Hasan wishes most to deal with a compassionate Murad, while the sultan wants his lieutenant Hasan to do his punitive duty. Their preferences are misaligned at r = -.26. If Hasan knew Murad would punish him, he himself would punish Cervantes; if he knew Murad to be lenient, he too would be lenient. Murad, in contrast, does not play tit-for-tat. If Hasan punishes Cervantes, he will be lenient with Hasan; if Hasan shows mercy, Murad’s response will be punitive.
Hasan’s dilemma is poignant because it offers no dominating strategy, and the game cannot settle into an equilibrium (Krueger et al., 2020). Recall that a dominating strategy is one that yields a better payoff than its alternative regardless of the other player’s strategy. An equilibrium is a combination of strategies that leaves no incentive to either player to switch strategy. As the preference matrix shows, the joint outcomes in each cell are unstable because there is always one player who can do better by switching strategy; then the other player has an incentive to switch, and so on, ad infinitum.
What is Hasan to do, lacking an optimal and conventionally rational decision rule? Hasan can look to heuristics, simple rules of thumb that yield better results than throwing darts or acting out of despair (Gigerenzer, 2021; Krueger, 2014).

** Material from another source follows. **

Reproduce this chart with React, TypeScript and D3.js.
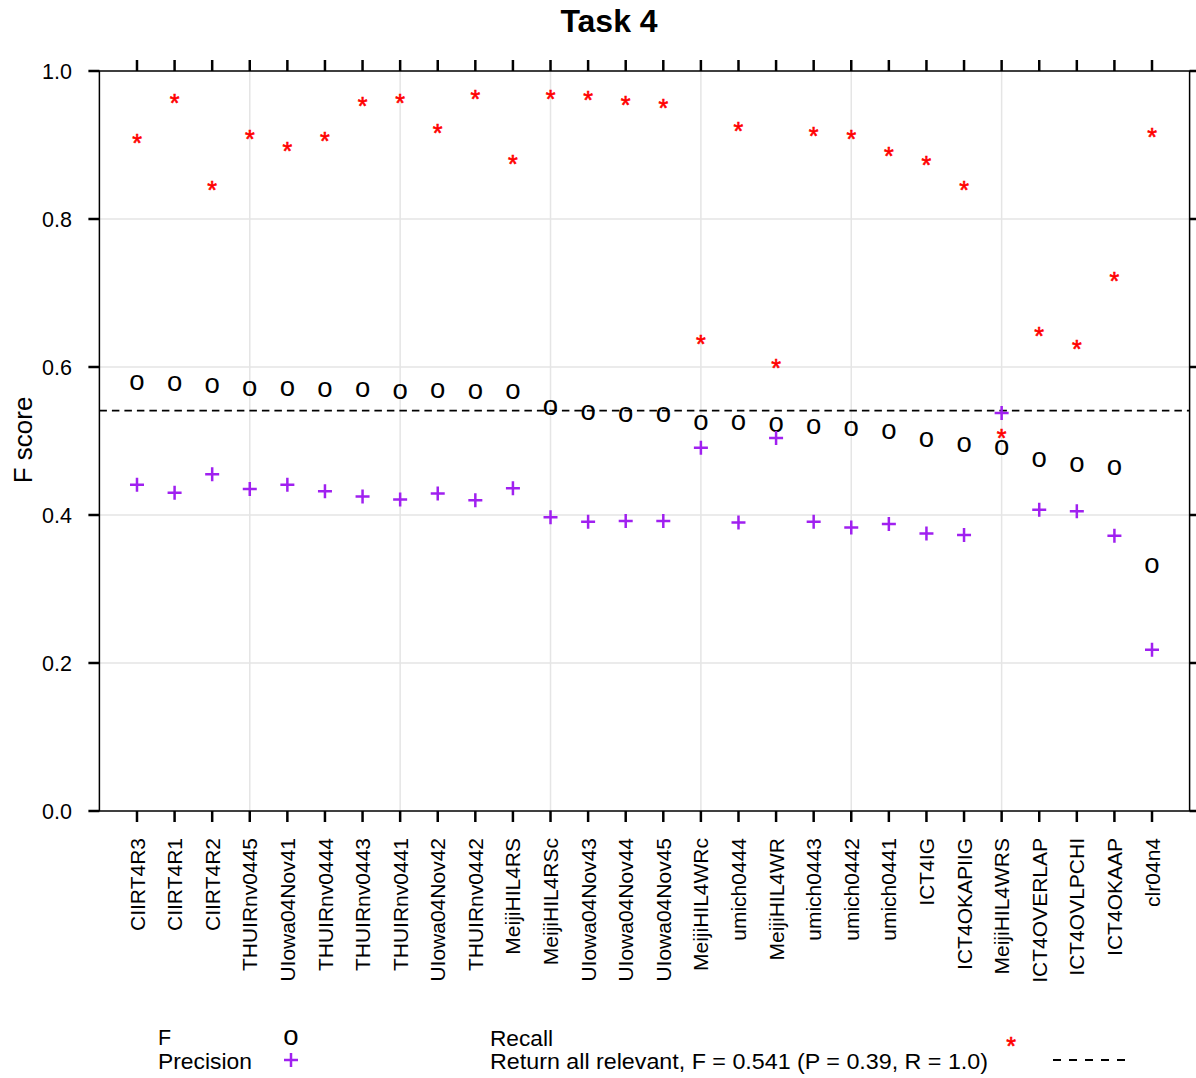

Being prudent, Hasan may ask which strategy will protect him from the worst outcome. Hence, he could choose to punish Cervantes and be sure to avoid Murad’s wrath. Having chosen punishment, he can expect Murad to be compassionate so that the two players will settle into the upper right cell of the outcome matrix. Murad gets what he wants most, and Hasan at least gets his second-best.
Recall that this outcome is not at equilibrium. Hasan now has to resist the temptation to defect from Murad and forgive Cervantes. This should be achievable if Hasan has the gift of prospective cognition. The movie plot is instructive, telling us that Hasan finds a solution by creatively challenging the constraints of the game. He commutes Cervantes’s sentence from death by impalement to the comparatively gentle death by hanging. He has Cervantes strung up, waits until his apparent death, and then has the rope cut. “Enough!” he shouts. Cervantes lives, Hasan releases him to Spain, and Don Quixote becomes the greatest novel of all time.
Sultan Murad's ultimate response is neither known nor relevant. What matters is how a would-be third-party punisher resolves the dilemma. Game theory can help to shed light. It acknowledges uncertainty, but it is not meant to eliminate it. Hasan, it may be noted with a lukewarm injection of humor, finds himself in a quixotic situation.
References
Captive, The (2025 film).
Fehr, E. & Fischbacher, U. (2004). Third-party punishment and social norms. Evolution & Human Behavior, 25, 63–87.
Gigerenzer, G. (2021). Axiomatic rationality and ecological rationality. Synthese, 198, 3547–3564.
Hobbes, T. (1651). Leviathan. Andrew Crooke.
Krueger, J. I. (2014). Heuristic game theory. Decision, 1, 59-61.
Krueger, J. I., Heck, P. R., Evans, A. M., & DiDonato, T. E. (2020). Social game theory: Preferences, perceptions, and choices. European Review of Social Psychology, 31, 322-353.